Bruce Willis does a good job at being a new minted 1980's California Drunkard upon meeting the gorgeous Kim Basinger. The latter is not as good in this comedy as she is in her more serious roles like LA CONFIDENTIAL, etc., Etc. She goes crazy when she drinks alcohol and plays the role well with Willis. Both of them are perpetually courting disaster throughout the movie that all started with a BLIND DATE! Constant misfortunes, hijinks, chaos, mishaps, mistakes, and misunderstandings pile on continually.
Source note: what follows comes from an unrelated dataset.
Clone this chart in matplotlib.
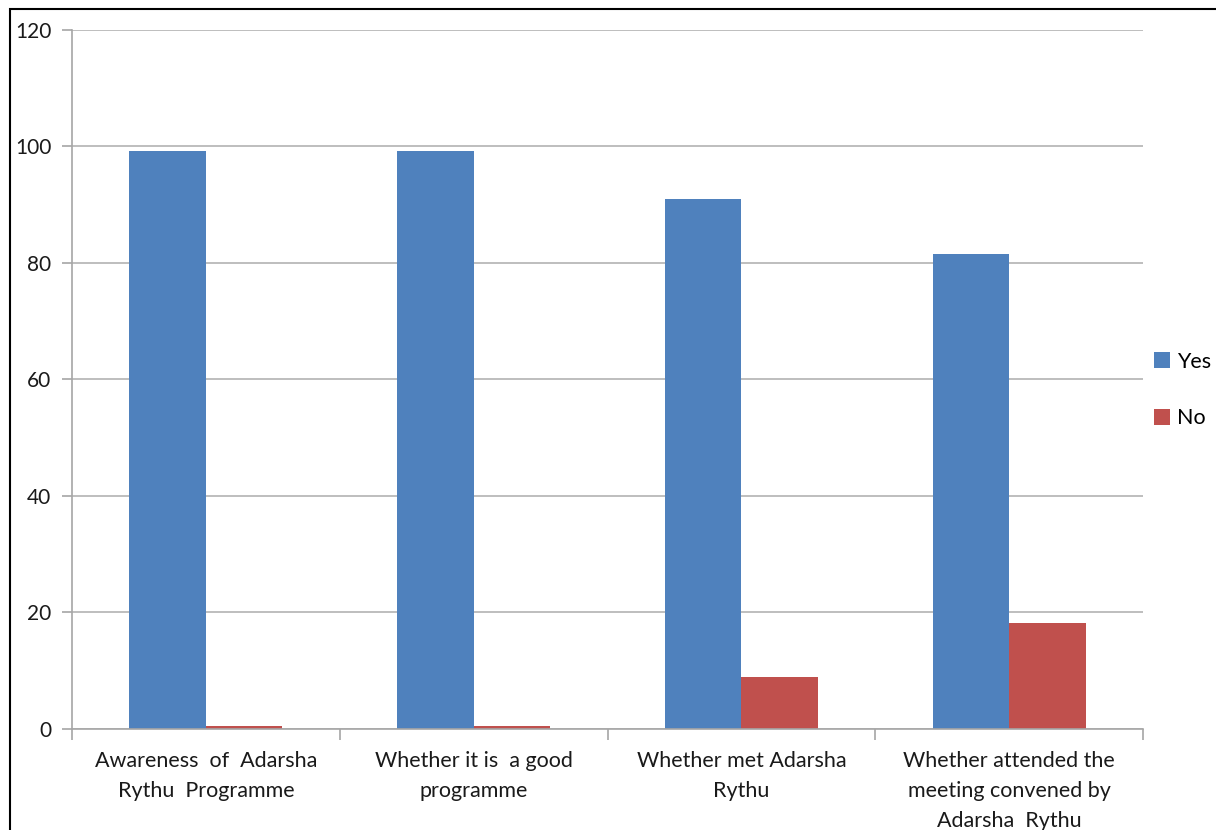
import numpy as np
import matplotlib.pyplot as plt
from matplotlib.patches import Rectangle

# survey responses (%)
categories = ["Awareness  of  Adarsha\nRythu  Programme",
              "Whether it is  a good\nprogramme",
              "Whether met Adarsha\nRythu",
              "Whether attended the\nmeeting convened by\nAdarsha  Rythu"]
yes = [99.3, 99.3, 91.0, 81.6]
no = [0.5, 0.5, 8.9, 18.2]
yticks = [0, 20, 40, 60, 80, 100, 120]

plt.rcParams['font.family'] = ['Lato', 'DejaVu Sans']

fig = plt.figure(figsize=(12.16, 8.30), dpi=100)
ax = fig.add_axes([0.0592, 0.1217, 0.8808, 0.8422])

x = np.arange(len(categories))
w = 1 / 3.5
ax.bar(x - w / 2, yes, w, color="#4F81BD", label="Yes")
ax.bar(x + w / 2, no, w, color="#C0504D", label="No")

ax.set_xlim(-0.5, len(categories) - 0.5)
ax.set_ylim(0, 120)
ax.set_yticks(yticks)
ax.yaxis.grid(True, color="#b3b3b3", linewidth=1.2)
ax.set_axisbelow(True)

ax.set_xticks(x)
ax.set_xticklabels(categories, fontsize=15.5, color="#1a1a1a", linespacing=1.62, va="top")
ax.set_xticks(np.arange(len(categories) + 1) - 0.5, minor=True)
ax.tick_params(axis="x", which="major", length=0, pad=16)
ax.tick_params(axis="x", which="minor", length=8, color="#a6a6a6", width=1.2)
ax.tick_params(axis="y", length=7, color="#a6a6a6", width=1.2, labelsize=15,
               labelcolor="#1a1a1a", pad=8)

for s in ["top", "right"]:
    ax.spines[s].set_visible(False)
for s in ["left", "bottom"]:
    ax.spines[s].set_color("#a6a6a6")
    ax.spines[s].set_linewidth(1.2)

ax.legend(loc="center left", bbox_to_anchor=(1.0, 0.485), frameon=False,
          fontsize=15.5, handlelength=0.75, handleheight=0.75, handletextpad=0.35,
          labelspacing=1.7, borderaxespad=0.3, borderpad=0.2)

# outer chart border (cropped at right and bottom)
fig.patches.append(Rectangle((10 / 1216, -0.1), 1.2, 1 - 9 / 830 + 0.1,
                             transform=fig.transFigure, fill=False,
                             edgecolor="black", linewidth=1.5))

fig.savefig("out.png", dpi=100)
This is standard trite, hackneyed, all-too-common script writing that suits 1980's romantic comedies "to-a-T." Unfortunately, this one doesn't fly and falls flat -- without even being cute nor endearing as some romantic comedies are! The only remaining "True" laughs are from Blake Edwards-styled-"thumbing your nose" at established prudes, well-$tuffed, well-heeled, well-regimented, and well-established both financially and psychologically, standard personality types to provide comedic backboards for the four main comedic stars. There are many many better romantic comedies out there, in spite of Willis' and Basinger's performance attempts to save the overly used feeble slapstick script!
No, I would not recommend this to a friend
Rated 5 out of 5 stars
'She gets real wild!'
Owned for 2 months when reviewed.
From the era of dates gone awry films, this is a hidden gem. Some of the gags are a bit dated by today's PC standards, but this is still a good-natured laugh-out-loud film that seems like family viewing compared to the comedies made today. I recently revisited this, The Night Before, License to Drive, and Mystery Date and found them just as enjoyable as I did when I was a kid.
This is a very nice presentation of a film with great performances by Bruce Willis and Kim Basinger before they really broke out. And the late great Phil Hartman!